What θJA actually measures
It represents heat flow:
- From the junction
- Through the package
- Through the PCB
- Into the surrounding air
All under specific test conditions.
Why θJA is not a constant
JEDEC defines:
- Board size and copper coverage
- Layer count (often 1s or 2s)
- Still air or light airflow
- Vertical orientation
Change any of these, and θJA changes—sometimes by 2× or more.
When θJA is useful
- Early feasibility checks
- Comparing package options from the same vendor
- Quick “order-of-magnitude” estimates
When θJA misleads
- Compact enclosures
- Heavy copper PCBs
- Forced airflow
- Chassis-coupled designs
Rule of thumb:
θJA is a screening tool, not a design guarantee.
4. θJC — Junction-to-Case Thermal Resistance
θJC isolates what happens inside the package.
What θJC tells you
How efficiently heat moves:
- From the silicon die
- To the top or bottom package surface
It excludes the PCB and ambient air.
When θJC matters most
- Heat sinks
- Cold plates
- Metal chassis cooling
- High-power regulators and processors
The missing piece: TIMs
θJC assumes perfect contact. Real systems need:
- Thermal grease
- Pads
- Phase-change materials
These add θCS (case-to-sink) resistance.
A great heat sink is useless if the interface is poor.
Common mistake:
Spending money on a premium heat sink while ignoring TIM thickness, pressure, or coverage.
5. θJB — Junction-to-Board Thermal Resistance
θJB is the quiet hero of modern electronics.
What θJB measures
Heat flow:
- From the junction
- Through the package
- Into the PCB
Measured at a defined board reference point.
Why θJB is critical today
- Fanless systems
- Wearables
- IoT devices
- Automotive modules
In these designs, the PCB is the heat sink.
PCB factors that dominate θJB
- Copper plane area
- Internal ground layers
- Via density under exposed pads
- Board thickness
Small layout changes can reduce junction temperature by 10–20°C—without changing the IC.
6. JEDEC Standards and Why Datasheets Differ
Thermal numbers are not lies.
They’re contextual truths.
Why vendor numbers vary
Different vendors may use:
- 1-layer vs. 4-layer boards
- Different copper weights
- Different airflow assumptions
All are JEDEC-compliant.
What JEDEC ensures
- Repeatability
- Comparability within the same test method
- A baseline—not a prediction
Takeaway:
Never compare θJA numbers across vendors unless test conditions match.

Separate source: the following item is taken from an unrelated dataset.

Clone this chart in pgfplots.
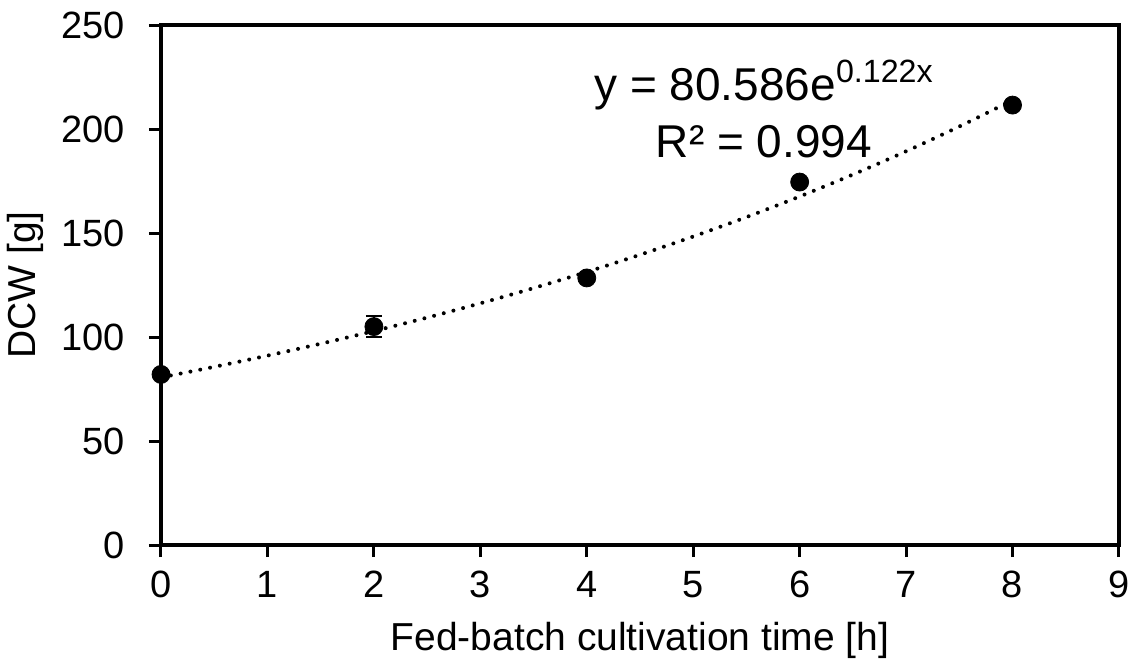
\documentclass[border=0pt]{standalone}
\usepackage{pgfplots}
\pgfplotsset{compat=1.18}
\usepackage{fontspec}
\setmainfont{Liberation Sans}
\begin{document}
\begin{tikzpicture}
\useasboundingbox (-80.5pt,-63pt) rectangle (488.5pt,272.5pt);
\begin{axis}[
  at={(0,0)}, anchor=south west,
  scale only axis, width=479pt, height=260pt,
  xmin=0, xmax=9, ymin=0, ymax=250,
  xtick={0,1,...,9}, ytick={0,50,...,250},
  axis line style={line width=1.6pt},
  tick style={line width=1.5pt, black},
  tick align=outside, major tick length=6pt,
  xtick pos=bottom, ytick pos=left,
  /pgf/number format/assume math mode=true,
  ticklabel style={font=\fontsize{19}{23}\selectfont},
  xticklabel style={yshift=-3.5pt},
  yticklabel style={xshift=-8.5pt},
  label style={font=\fontsize{19.5}{23}\selectfont},
  xlabel={Fed-batch cultivation time [h]},
  ylabel={DCW [g]},
  xlabel style={at={(axis description cs:0.5,-0.202)}, anchor=base},
  ylabel style={at={(axis description cs:-0.1315,0.5)}, anchor=base, rotate=0},
  clip=false,
]
\addplot[black, line width=2pt, dash pattern=on 0pt off 5pt, line cap=round, smooth] coordinates {
(0,80.586) (0.5,85.655) (1,91.043) (1.5,96.769) (2,102.855) (2.5,109.324)
(3,116.200) (3.5,123.509) (4,131.278) (4.5,139.535) (5,148.312) (5.5,157.640)
(6,167.556) (6.5,178.095) (7,189.296) (7.5,201.203) (8,213.858)};
\addplot[black, only marks, mark=*, mark size=4.5pt,
  error bars/.cd, y dir=both, y explicit,
  error bar style={line width=1.2pt, black},
  error mark options={rotate=90, mark size=4pt, line width=1.2pt, black}]
  coordinates {
(0,82) +- (0,1.5)
(2,105) +- (0,5)
(4,128.4) +- (0,1.5)
(6,174.5) +- (0,1.5)
(8,211.5) +- (0,1.5)};
\node[anchor=base, font=\fontsize{23}{27}\selectfont] at (axis cs:5.665,213.5) {y = 80.586e\textsuperscript{0.122x}};
\node[anchor=base, font=\fontsize{23}{27}\selectfont] at (axis cs:5.665,186.5) {R² = 0.994};
\end{axis}
\end{tikzpicture}
\end{document}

7. PCB-Level Thermal Design That Actually Works
Most thermal problems are solved in copper—not with fans.
What works
- Large, continuous planes
- Multiple thermal vias under exposed pads
- Direct connections to internal ground planes
What doesn’t
- Isolated copper islands
- Thin traces as heat paths
- Over-reliance on solder mask openings
Cost vs. performance
| Stack-up | Cost Impact | Thermal Benefit |
|---|---|---|
| 2-layer | Low | Limited |
| 4-layer | Moderate | Excellent |
| 6-layer | High | Marginal gains |
Smart engineers optimize layout before hardware.

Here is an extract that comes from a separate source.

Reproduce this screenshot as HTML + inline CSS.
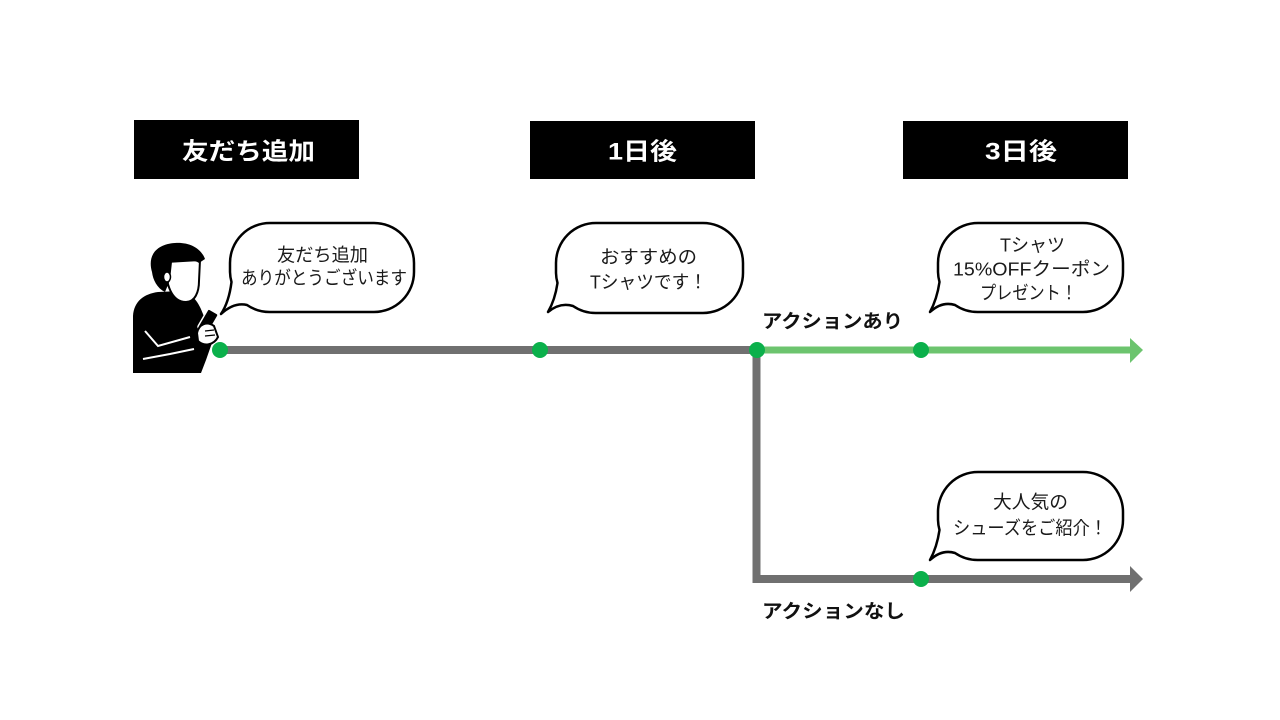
<!DOCTYPE html>
<html><head><meta charset="utf-8"><style>
html,body{margin:0;padding:0;background:#fff;}
svg{display:block;}
text{font-family:"Liberation Sans","Noto Sans CJK JP",sans-serif;}
</style></head><body>
<svg width="1280" height="720" viewBox="0 0 1280 720" xmlns="http://www.w3.org/2000/svg">
<rect width="1280" height="720" fill="#fff"/>

<!-- Header boxes -->
<rect x="134" y="120" width="225" height="59" fill="#000"/>
<rect x="530" y="121" width="225" height="58" fill="#000"/>
<rect x="903" y="121" width="225" height="58" fill="#000"/>
<text x="182" y="152" dominant-baseline="central" fill="#fff" font-size="24" font-weight="bold" textLength="133" lengthAdjust="spacingAndGlyphs">友だち追加</text>
<text x="608" y="152" dominant-baseline="central" fill="#fff" font-size="24" font-weight="bold" textLength="69" lengthAdjust="spacingAndGlyphs">1日後</text>
<text x="985" y="152" dominant-baseline="central" fill="#fff" font-size="24" font-weight="bold" textLength="72" lengthAdjust="spacingAndGlyphs">3日後</text>

<!-- Lines -->
<line x1="220" y1="350" x2="760" y2="350" stroke="#707070" stroke-width="8"/>
<line x1="756.5" y1="350" x2="756.5" y2="583" stroke="#707070" stroke-width="8"/>
<line x1="752.5" y1="579" x2="1132" y2="579" stroke="#707070" stroke-width="8"/>
<polygon points="1130,566 1143,579 1130,592" fill="#707070"/>
<line x1="757" y1="350" x2="1132" y2="350" stroke="#6cc46e" stroke-width="7"/>
<polygon points="1130,338 1143,350 1130,363" fill="#6cc46e"/>

<!-- Dots -->
<g fill="#0bb04b">
<circle cx="220" cy="350" r="8"/>
<circle cx="540" cy="350" r="8"/>
<circle cx="757" cy="350" r="8"/>
<circle cx="921" cy="350" r="8"/>
<circle cx="921" cy="579" r="8"/>
</g>

<!-- Bubbles -->
<g fill="#fff" stroke="#000" stroke-width="2.5" stroke-linejoin="round">
<path d="M270,223 H374 A40,40 0 0 1 414,263 V272 A40,40 0 0 1 374,312 H270 A40,40 0 0 1 247,305 Q234,302 221,314 Q229,302 231.5,282 A40,40 0 0 1 230,272 V263 A40,40 0 0 1 270,223 Z"/>
<path d="M596,223 H703 A40,40 0 0 1 743,263 V273 A40,40 0 0 1 703,313 H596 A40,40 0 0 1 573,306 Q560,302 548,312 Q555,300 557.5,283 A40,40 0 0 1 556,273 V263 A40,40 0 0 1 596,223 Z"/>
<path d="M978,223 H1083 A40,40 0 0 1 1123,263 V272 A40,40 0 0 1 1083,312 H978 A40,40 0 0 1 955,305 Q942,301 930,312 Q937,299 939.5,282 A40,40 0 0 1 938,272 V263 A40,40 0 0 1 978,223 Z"/>
<path d="M978,472 H1083 A40,40 0 0 1 1123,512 V520 A40,40 0 0 1 1083,560 H978 A40,40 0 0 1 955,553 Q942,549 930,560 Q937,547 939.5,530 A40,40 0 0 1 938,520 V512 A40,40 0 0 1 978,472 Z"/>
</g>

<!-- Bubble texts -->
<g fill="#1a1a1a" font-size="18.5">
<text x="277" y="255" textLength="91" lengthAdjust="spacingAndGlyphs" dominant-baseline="central">友だち追加</text>
<text x="241" y="278" textLength="166" lengthAdjust="spacingAndGlyphs" dominant-baseline="central">ありがとうございます</text>
<text x="600" y="257" textLength="97" lengthAdjust="spacingAndGlyphs" dominant-baseline="central">おすすめの</text>
<text x="590" y="282" textLength="117" lengthAdjust="spacingAndGlyphs" dominant-baseline="central">Tシャツです！</text>
<text x="1000" y="245" textLength="65" lengthAdjust="spacingAndGlyphs" dominant-baseline="central">Tシャツ</text>
<text x="953" y="269" textLength="157" lengthAdjust="spacingAndGlyphs" dominant-baseline="central">15%OFFクーポン</text>
<text x="980" y="293" textLength="97" lengthAdjust="spacingAndGlyphs" dominant-baseline="central">プレゼント！</text>
<text x="993" y="502" textLength="75" lengthAdjust="spacingAndGlyphs" dominant-baseline="central">大人気の</text>
<text x="953" y="528" textLength="154" lengthAdjust="spacingAndGlyphs" dominant-baseline="central">シューズをご紹介！</text>
</g>

<!-- Labels -->
<text x="762" y="322" fill="#111" font-size="19" font-weight="bold" dominant-baseline="central" textLength="141" lengthAdjust="spacingAndGlyphs">アクションあり</text>
<text x="762" y="612" fill="#111" font-size="19" font-weight="bold" dominant-baseline="central" textLength="143" lengthAdjust="spacingAndGlyphs">アクションなし</text>

<!-- Person -->
<g>
<path d="M133,373 L133,316 C134,301 144,294 158,292 L182,291 C193,294 199,303 203,314 L213,340 L206,360 L201,373 Z" fill="#000"/>
<polyline points="145,331 158,346 190,337" fill="none" stroke="#fff" stroke-width="2"/>
<polyline points="143,359 170,354 194,349" fill="none" stroke="#fff" stroke-width="2"/>
<path d="M166,262 C165,285 172,302 186,302 C195,302 199,292 199,281 L200,260 Z" fill="#fff" stroke="#000" stroke-width="2"/>
<path d="M152,272 C147,255 157,244 175,243 C189,242 201,248 205,259 L199,263 C192,258 182,263 172,262 L170,280 L165,292 C157,288 153,280 152,272 Z" fill="#000"/>
<ellipse cx="167" cy="277" rx="3.5" ry="5" fill="#fff" stroke="#000" stroke-width="1.5"/>
<g transform="rotate(30 208 321)">
<rect x="202" y="310" width="12" height="22" rx="2" fill="#000" stroke="#fff" stroke-width="1.5"/>
</g>
<path d="M197,333 C199,324 207,321 214,326 L218,337 C214,345 204,347 198,341 Z" fill="#fff" stroke="#000" stroke-width="2"/>
<line x1="205" y1="331" x2="214" y2="330" stroke="#000" stroke-width="1.2"/>
<line x1="205" y1="336" x2="215" y2="335" stroke="#000" stroke-width="1.2"/>
</g>
</svg>
</body></html>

8. Package Type and Thermal Performance
Package choice sets the thermal ceiling.
General comparison
| Package | Thermal Path | Typical Use |
|---|---|---|
| QFN / DFN | Strong PCB coupling | Power ICs |
| BGA | Multi-path | Processors |
| SOP | Leads only | Low power |
| DIP | Poor | Legacy |
Exposed pads change everything
They:
- Slash θJB
- Improve consistency
- Demand good via design
Plastic vs. ceramic
- Plastic: cheaper, adequate
- Ceramic: better conductivity, higher cost
Choose based on power density, not tradition.
Key Takeaways
- θJA, θJC, and θJB answer different questions
- θJA is a screening metric—not reality
- θJC enables heat-sink-based cooling
- θJB unlocks PCB-driven thermal success
- Layout beats hardware in most designs
- Assumptions matter more than formulas
“Thermal resistance is not wrong. Misuse is.”
Understand the context. Respect the limits.
And thermal design becomes a decision tool—not a risk.